Nov 18, 2013, 2:00 pm4:00 pm
Lewis Center for the Arts - 185 Nassau Street (Room 301)


Event Description

This situation will be open from 2 pm to 6 pm, Monday, November 18 to Wednesday, November 20; 12 pm to 4 pm on Thursday, November 21; and 12 pm to 6 pm on Friday, November 22. No tickets or reservations are necessary. You can stay as long as you like and visit as often as you like.

This situation is akin to a contemporary salon. Drawing from quotations selected by Sehgal from 500 years of thought, players discuss among themselves and with the visitors such issues as the aesthetics of existence and the implications of moving from a society of lack to one of abundance. Since its New York premier at the Marian Goodman Gallery in 2007, This situation has been produced in galleries and museums around the world. Its week at Princeton will be the first time that it has taken place in an academic setting, and this new setting will test the relationship between the discourses of the university, and the emergent conversations that are the substance of Sehgal’s work. The week will also include a symposium that will gather visiting scholars and critics, together with some of the interpreters in the piece, to reflect with Asad Raza—Sehgal’s collaborator, who will be installing the piece at Princeton—on what it means to locate the conversation of This situation in the heart of a university. All are invited, and particularly encouraged to visit This situation on one of the previous afternoons.

Art and School: A Symposium will be held on Thursday, November 21, at 4:30 PM in Betts Auditorium in the School of Architecture.

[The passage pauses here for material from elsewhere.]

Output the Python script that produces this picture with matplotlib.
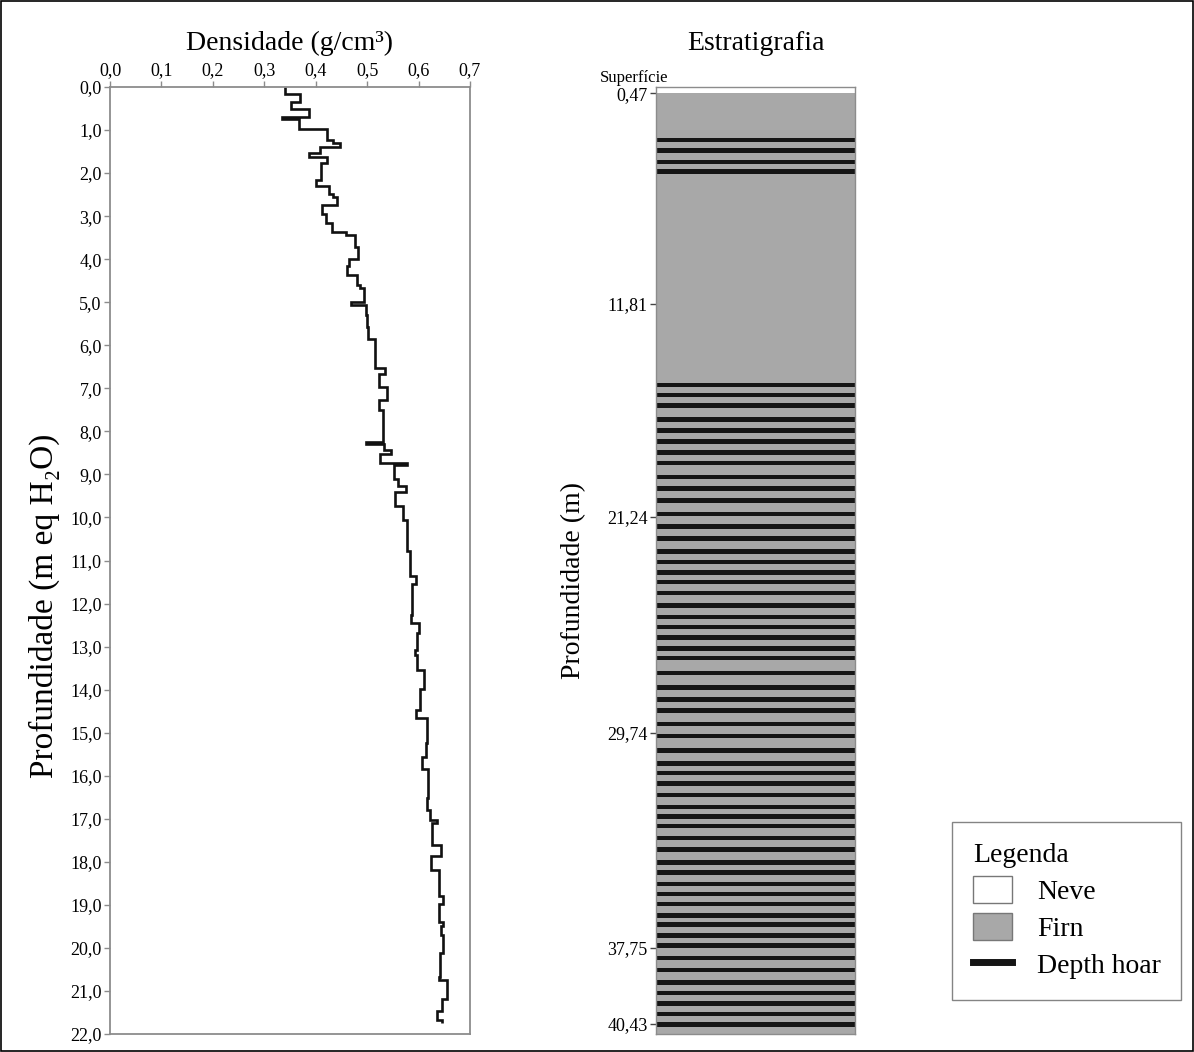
import matplotlib
matplotlib.use("Agg")
import matplotlib.pyplot as plt
from matplotlib.patches import Patch, Rectangle
from matplotlib.lines import Line2D
from matplotlib.ticker import FuncFormatter

# Density profile: top of each layer (m w.e.) and its density (g/cm3)
layer_top = [0.00, 0.16, 0.36, 0.51, 0.70, 0.75, 0.98, 1.23, 1.29, 1.39,
             1.53, 1.63, 1.76, 2.16, 2.29, 2.49, 2.55, 2.74, 2.95, 3.17,
             3.36, 3.43, 3.72, 4.00, 4.16, 4.37, 4.60, 4.67, 4.99, 5.06,
             5.29, 5.58, 5.86, 6.53, 6.67, 6.98, 7.27, 7.50, 8.24, 8.30,
             8.43, 8.53, 8.74, 8.78, 9.11, 9.28, 9.40, 9.73, 10.07, 10.79,
             11.37, 11.54, 12.26, 12.45, 12.69, 13.08, 13.19, 13.55, 13.99, 14.47,
             14.65, 15.25, 15.56, 15.85, 16.52, 16.79, 17.04, 17.10, 17.51, 17.60,
             17.86, 18.19, 18.79, 18.98, 19.39, 19.50, 19.70, 20.12, 20.67, 20.74,
             21.19, 21.46, 21.67]
layer_density = [0.340, 0.369, 0.351, 0.386, 0.334, 0.368, 0.421, 0.434, 0.447, 0.408,
                 0.386, 0.421, 0.410, 0.400, 0.426, 0.434, 0.441, 0.412, 0.420, 0.431,
                 0.459, 0.476, 0.483, 0.465, 0.461, 0.480, 0.486, 0.493, 0.468, 0.497,
                 0.499, 0.502, 0.515, 0.535, 0.524, 0.538, 0.524, 0.531, 0.497, 0.532,
                 0.546, 0.525, 0.578, 0.553, 0.560, 0.576, 0.554, 0.570, 0.577, 0.583,
                 0.595, 0.587, 0.585, 0.600, 0.596, 0.593, 0.597, 0.611, 0.603, 0.595,
                 0.616, 0.614, 0.606, 0.619, 0.616, 0.622, 0.635, 0.627, 0.626, 0.643,
                 0.624, 0.639, 0.647, 0.639, 0.648, 0.643, 0.647, 0.642, 0.639, 0.656,
                 0.645, 0.636, 0.645]
profile_bottom = 21.74

# Stratigraphy (plotted on the same m w.e. scale, labelled in metres)
neve_bottom = 0.15
column_bottom = 22.0
depth_hoar = [1.23, 1.48, 1.74, 1.96,
              6.92, 7.15, 7.40, 7.73, 7.98, 8.24, 8.49, 8.74, 9.06, 9.33,
              9.61, 9.92, 10.21, 10.49, 10.79, 11.03, 11.28, 11.50, 11.75, 12.04,
              12.31, 12.54, 12.79, 13.05, 13.26, 13.61, 13.95, 14.23, 14.49, 14.80,
              15.08, 15.41, 15.71, 15.94, 16.18, 16.45, 16.73, 16.95, 17.17, 17.45,
              17.71, 18.01, 18.25, 18.51, 18.75, 18.98, 19.25, 19.46, 19.71, 19.95,
              20.23, 20.51, 20.80, 21.05, 21.29, 21.53, 21.78]
strat_tick_pos = [0.15, 5.04, 9.98, 15.00, 20.00, 21.76]
strat_tick_labels = ["0,47", "11,81", "21,24", "29,74", "37,75", "40,43"]

plt.rcParams["font.family"] = ["Liberation Serif", "DejaVu Serif"]

W, H = 1194, 1052
fig = plt.figure(figsize=(W / 100, H / 100), dpi=100)
spine_gray = "#8c8c8c"
firn_gray = "#a8a8a8"

def fig_rect(x0, y0, x1, y1):
    return [x0 / W, 1 - y1 / H, (x1 - x0) / W, (y1 - y0) / H]

# Left panel: density
ax = fig.add_axes(fig_rect(110, 87, 470, 1034))
edges = layer_top + [profile_bottom]
ax.stairs(layer_density, edges, orientation="horizontal", baseline=None,
          color="#111111", linewidth=1.9)
ax.set_xlim(0, 0.7)
ax.set_ylim(22, 0)
ax.set_xticks([i / 10 for i in range(8)])
ax.set_yticks(range(23))
comma = FuncFormatter(lambda v, p: f"{v:.1f}".replace(".", ","))
ax.xaxis.set_major_formatter(comma)
ax.yaxis.set_major_formatter(comma)
ax.xaxis.tick_top()
ax.tick_params(axis="both", direction="out", length=4, width=1, color=spine_gray,
               labelsize=13, pad=2)
for s in ax.spines.values():
    s.set_color(spine_gray)
    s.set_linewidth(1.3)
ax.set_title("Densidade (g/cm³)", fontsize=20, pad=27)
ax.set_ylabel("Profundidade (m eq H₂O)", fontsize=24)
ax.yaxis.set_label_coords(-0.14, 0.452)

# Right panel: stratigraphy column
ax2 = fig.add_axes(fig_rect(656, 87, 855, 1034))
ax2.barh(neve_bottom / 2, 1, height=neve_bottom, left=0, color="white", linewidth=0)
ax2.barh((neve_bottom + column_bottom) / 2, 1, height=column_bottom - neve_bottom,
         left=0, color=firn_gray, linewidth=0)
ax2.barh(depth_hoar, 1, height=0.105, left=0, color="#151515", linewidth=0)
ax2.set_xlim(0, 1)
ax2.set_ylim(22, 0)
ax2.set_xticks([])
ax2.set_yticks(strat_tick_pos)
ax2.set_yticklabels(strat_tick_labels)
ax2.tick_params(axis="y", direction="out", length=4, width=1, color="#444444",
                labelsize=13, pad=2)
for s in ax2.spines.values():
    s.set_color(spine_gray)
    s.set_linewidth(1.0)
ax2.set_title("Estratigrafia", fontsize=20, pad=27)
ax2.set_ylabel("Profundidade (m)", fontsize=20)
ax2.yaxis.set_label_coords(-0.35, 0.479)
ax2.text(0.06, -0.22, "Superfície", ha="right", va="center", fontsize=12,
         transform=ax2.get_yaxis_transform(), clip_on=False)

# Legend
handles = [Patch(facecolor="white", edgecolor="#777777", linewidth=1),
           Patch(facecolor=firn_gray, edgecolor="#777777", linewidth=1),
           Line2D([0], [0], color="#151515", linewidth=5)]
leg = fig.legend(handles, ["Neve", "Firn", "Depth hoar"], title="Legenda",
                 loc="upper left", bbox_to_anchor=(952 / W, 1 - 822 / H),
                 borderaxespad=0, fontsize=20, title_fontsize=20, frameon=True,
                 fancybox=False, edgecolor="#666666", alignment="left",
                 handlelength=1.4, handleheight=1.1, handletextpad=0.9,
                 borderpad=0.75, labelspacing=0.3)
leg.get_frame().set_linewidth(1.0)

# Outer border of the figure
fig.patches.append(Rectangle((0.0005, 0.0005), 0.999, 0.999, transform=fig.transFigure,
                             fill=False, edgecolor="black", linewidth=1.2))

fig.savefig("out.png", dpi=100)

Tino Sehgal, who was born in Britain in 1976 and lives in Berlin, creates what he calls “constructed situations,” choreographed gestures and spoken instructions that are acted out by “players” and “interpreters” in museum and gallery contexts. Explicitly not performances, they are ordinarily on view continuously during a museum’s opening hours over a period of at least six  weeks. The conceptual nature of his practice grows out of an investigation into what constitutes a work of art and a crystallization of the art experience, which for Sehgal entails a direct engagement, in the here and now, between visitors and players in carefully choreographed situations. The visitor is conceived as a fundamental part of the work and may, if he/ she chooses to participate, dramatically alter its unfolding.

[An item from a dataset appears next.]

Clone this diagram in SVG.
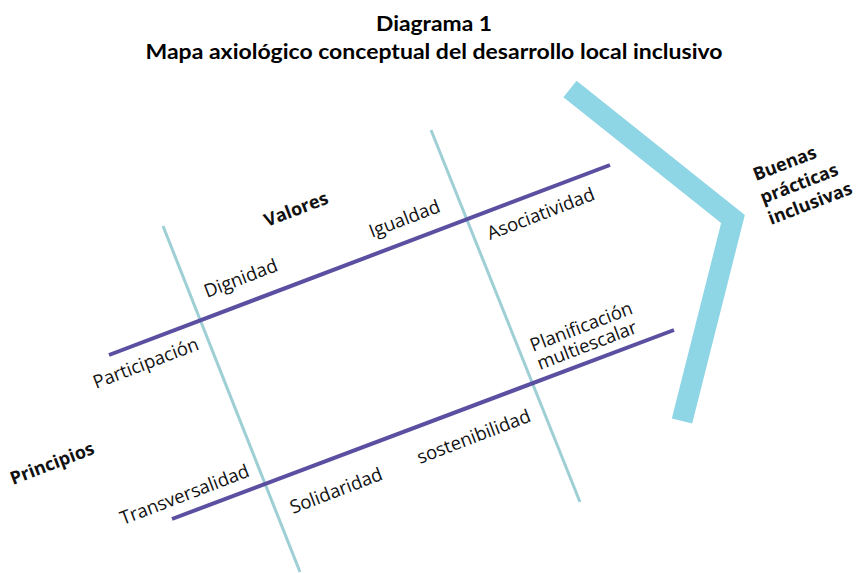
<svg xmlns="http://www.w3.org/2000/svg" width="857" height="573" viewBox="0 0 857 573">
<style>
.title{font-family:"Lato","Open Sans",sans-serif;font-weight:bold;font-size:21px;fill:#000;text-anchor:middle}
.lbl{font-family:"Open Sans","Noto Sans",sans-serif;font-size:18.5px;fill:#111}
.bold{font-family:"Open Sans","Noto Sans",sans-serif;font-weight:bold;font-size:18px;fill:#111}
.axis{stroke:#5A4FA0;stroke-width:4;fill:none}
.rib{stroke:#9ECFD5;stroke-width:3;fill:none}
.head{stroke:#8ED5E6;stroke-width:21;fill:none;stroke-linejoin:miter;stroke-linecap:butt}
</style>
<rect width="857" height="573" fill="#fff"/>
<g id="title">
<text class="title" x="434" y="31" textLength="116" lengthAdjust="spacingAndGlyphs">Diagrama 1</text>
<text class="title" x="434" y="59" textLength="577" lengthAdjust="spacingAndGlyphs">Mapa axiológico conceptual del desarrollo local inclusivo</text>
</g>
<g id="connectors">
<line class="rib" x1="163" y1="226" x2="300" y2="572"/>
<line class="rib" x1="431" y1="130" x2="580" y2="502"/>
<line class="axis" x1="109" y1="355" x2="610" y2="165"/>
<line class="axis" x1="172" y1="519" x2="674" y2="330"/>
<polyline class="head" points="570,89 733,219 682,421"/>
</g>
<g id="valores"><text class="bold" x="267" y="227" transform="rotate(-21 267 227)">Valores</text></g>
<g id="principios"><text class="bold" x="13" y="485" transform="rotate(-21 13 485)">Principios</text></g>
<g id="buenas">
<text class="bold" x="756" y="181" transform="rotate(-21 756 181)">Buenas</text>
<text class="bold" x="763" y="204" transform="rotate(-21 763 204)">prácticas</text>
<text class="bold" x="771" y="225" transform="rotate(-21 771 225)">inclusivas</text>
</g>
<g id="dignidad"><text class="lbl" x="207" y="298" transform="rotate(-21 207 298)">Dignidad</text></g>
<g id="participacion"><text class="lbl" x="96" y="389" transform="rotate(-21 96 389)">Participación</text></g>
<g id="igualdad"><text class="lbl" x="372" y="238" transform="rotate(-21 372 238)">Igualdad</text></g>
<g id="asociatividad"><text class="lbl" x="490" y="240" transform="rotate(-21 490 240)">Asociatividad</text></g>
<g id="planificacion">
<text class="lbl" x="533" y="352" transform="rotate(-21 533 352)">Planificación</text>
<text class="lbl" x="540" y="370" transform="rotate(-21 540 370)">multiescalar</text>
</g>
<g id="sostenibilidad"><text class="lbl" x="420" y="464" transform="rotate(-21 420 464)">sostenibilidad</text></g>
<g id="transversalidad"><text class="lbl" x="123" y="525" transform="rotate(-21 123 525)">Transversalidad</text></g>
<g id="solidaridad"><text class="lbl" x="293" y="514" transform="rotate(-21 293 514)">Solidaridad</text></g>
</svg>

The immateriality of Sehgal’s work stems from an antipathy to the object and a political conviction about the excessive proliferation of goods in Western society. He ordinarily locates it  specifically within a museum context which he considers a microcosm of our economic reality. (The translation of This situation to a university represents an important experiment.) Sehgal, whose training is in dance and political economics, places economics at the heart of his practice: “My big question, which I think is the question of my generation, is that the way we produce nowadays, the social form of economic organization, is not going to be able to persist, and we are going to be measured against the question of how we are able to adjust to that.”

In keeping with Sehgal’s strict opposition to manufacturing objects, the process of acquiring one of his works ordinarily consists in a purely oral transaction involving the artist or one of his representatives, the director, curators and registrar of the museum, and a lawyer. The conditions of acquisition and installation are recited and committed to memory by all present, the price is discussed and when both parties are in agreement, there is a handshake. No paper documentation accompanies the acquisition. Conditions of presentation include the remuneration of all players and a strict refusal of video or photographic documentation, printed press releases, catalogues, labels or didactic panels.

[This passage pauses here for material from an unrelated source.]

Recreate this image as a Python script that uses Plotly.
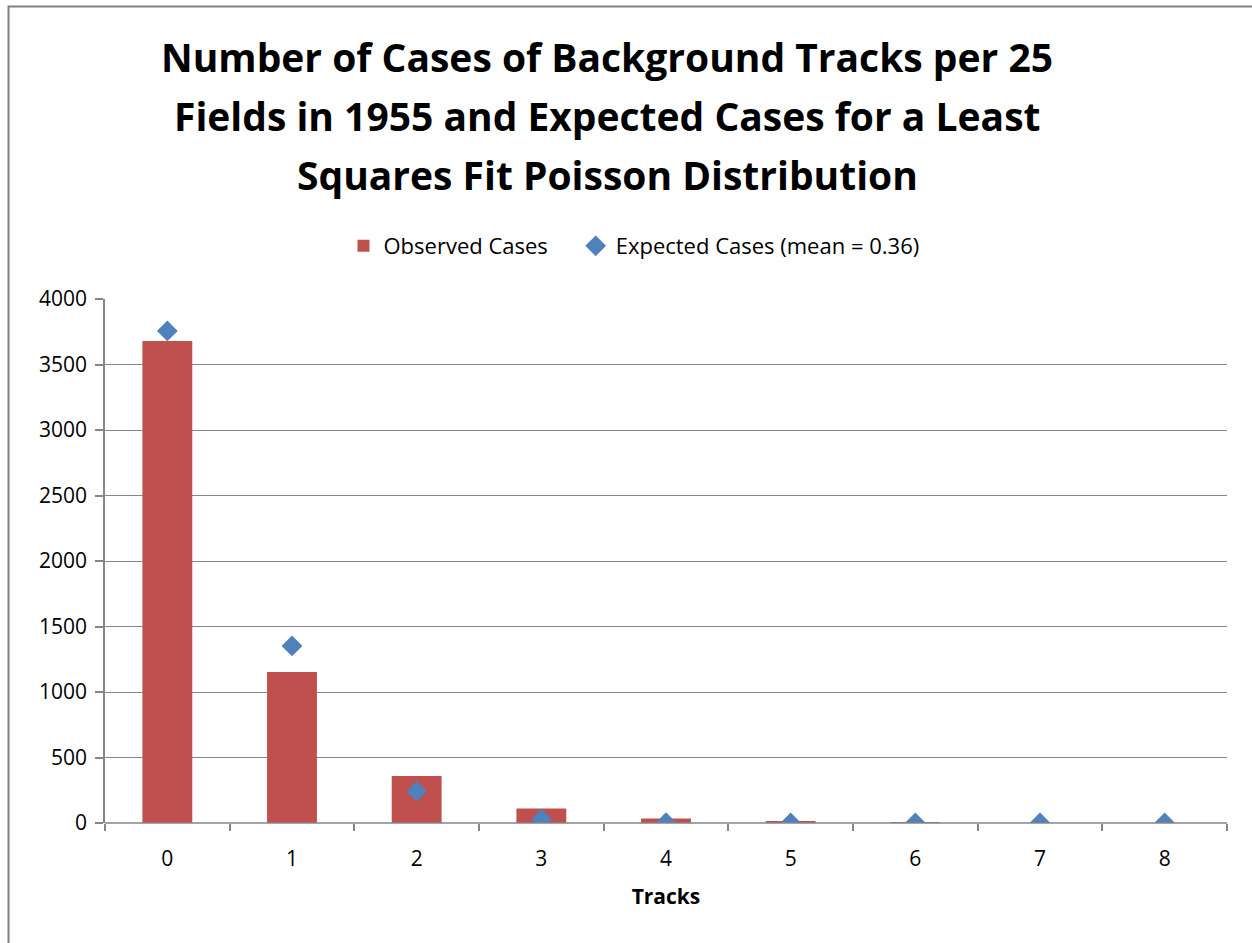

Tino Sehgal’s most recent pieces are This variation, which was presented at Documenta (13) in Kassel, Germany this past summer, and These associations, in which seventy players filled the immense Turbine Hall of Tate Modern in London. He has had major solo exhibitions at  the Guggenheim Museum in New York, ICA in London and Walker Art Center in Minneapolis, and represented Germany at the 2005 Venice Biennale; at the 2013 Biennale, he won the Golden Lion for the best artist in the International Exhibition The Encyclopedic Palace.